Chris Doyle

Lines Fiction: In these days when refugees in large numbers reach our borders, the reasons prompting their flight are sometimes drifting out of the focus of our imagination. Your project Apocalypse Management from 2009 does not describe a certain catastrophe, but shows an assemblage of images from disaster areas. Do you point out the missing capacity of mankind managing the disasters they bring about?

Chris Doyle: It’s true, Apocalypse Management doesn’t depict any one disaster, but blends together a great number of them. Some of these catastrophes are crises brought on directly by man, while others are natural disasters. These too are quite likely the result of our industriousness. At the time that I made it, I was spending a good number of hours on the web looking at images of war, flood, earthquake and terrorist bombing. I was becoming increasingly aware of the chaos and grief that accompanies these events, and that it seemed like they were happening at a frighteningly increasing rate.

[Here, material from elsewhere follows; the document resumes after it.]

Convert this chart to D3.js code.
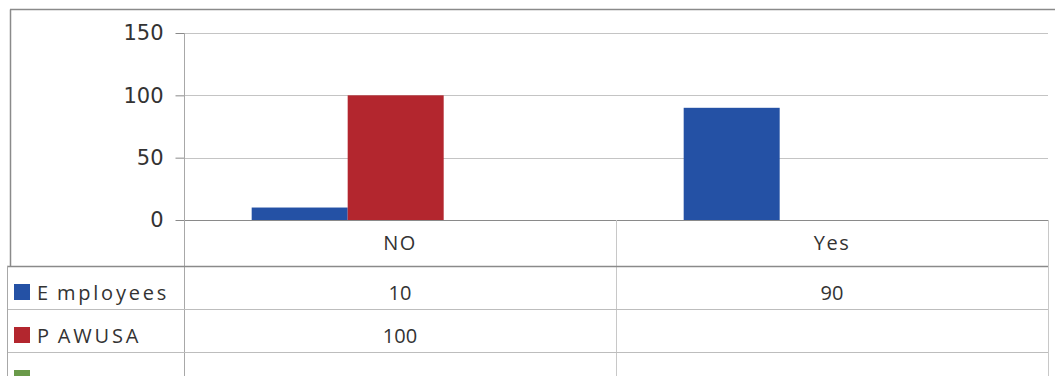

We have come to believe that we can prepare for and manage these crises but we are not willing to do what it takes to try and prevent them. One thing that was interesting in all of the photojournalism surrounding these events was that I was seeing a moment of shock and horror before any kind of “management” begins. Apocalypse Management grew out of thinking about these moments. The characters in the piece all find themselves in various predicaments. The frustration and grief ultimately leads to a kind of transcendence. The sound track was really important in getting at the emotional experience that I was having. My sound designer, Joe Arcidiacono and I worked with two singers, directing them to improvise, focusing specifically on transitions from screaming and moaning to singing.

This piece was the first in a series that I’ve been working on for about seven years. It’s tied to a cycle of paintings by Hudson River School painter Thomas Cole called Course of Empire. The animation series deals with the way we pack all of our hopes and anxieties into landscape. The evolution of culture as separate and distinct from nature has brought us to a state of detachment, a situation in which we now find ourselves quickly undermining the conditions for our survival. The other works in the series include Waste_Generation, Idyllwild, and The Fluid. Each of these pieces take on different aspects of the cycles of empire, and cycles of nature.

Lines Fiction: You created watercolors in black and white that reflect your interest in natural processes, and you made hyper realistic images portraying people in special situations – has watercolor always been your medium of choice?

Chris Doyle: Watercolor has always been the way that I have worked out ideas. And I have always liked making them very large. It is a way of drawing that we think of as delicate and intimate, which I think in part is why I like working at the big scale with them. Interestingly, I when I started animating, I worked directly on the computer, drawing on a tablet rather than beginning in an analog way, animating the watercolors. So for a long time, the two aspects of my practice remained completely separate.

The black and white pieces that you mention are intended to be elegiac. They are watercolors of frozen waterfall. I started visiting waterfalls that have frozen over in winter. It seems to me that in these waterfalls, climate change is hard to ignore. Which is why they are painted in black and white. My new watercolor work, also in black and white, takes this a step further. I am mixing the pigment into different saturations, and then freezing it. I then draw with the ice as it melts onto the paper. I love the extra challenge of trying to control it. And I love the way it disappears as I paint. I have been making wallpaper from combining these pieces in various ways as well.

Lines Fiction: You often present installations of big watercolors together with an animation. How do you see the connection between these media in your work?

Chris Doyle: The paper is so important to the watercolors. For a long time, I just couldn’t find a satisfying way of bringing the two processes together. As a result, I often showed the work side by side. The ideas overlapped but they remained formally separate. And then I made Idyllwild, which feels very different from the other work. It was almost like a clean slate. Idyllwild is a two-channel installation. Custom software generates pairs of shapes, one on the wall and one on the floor. The shapes are like widows or portals to a constantly changing sky. But the sky is created by filming watercolor moving and changing on paper. The handmade work is framed by the digital tool.

Since then, I have been regularly bringing the two modes of working into the installation pieces. The frozen waterfall watercolors appear in The Fluid, a three-channel immersive animation that is a meditation on water in relation to climate extremes that we are experiencing in America, drought on the west coast, flooding in the east. It seems natural that a piece about water be in part made from water.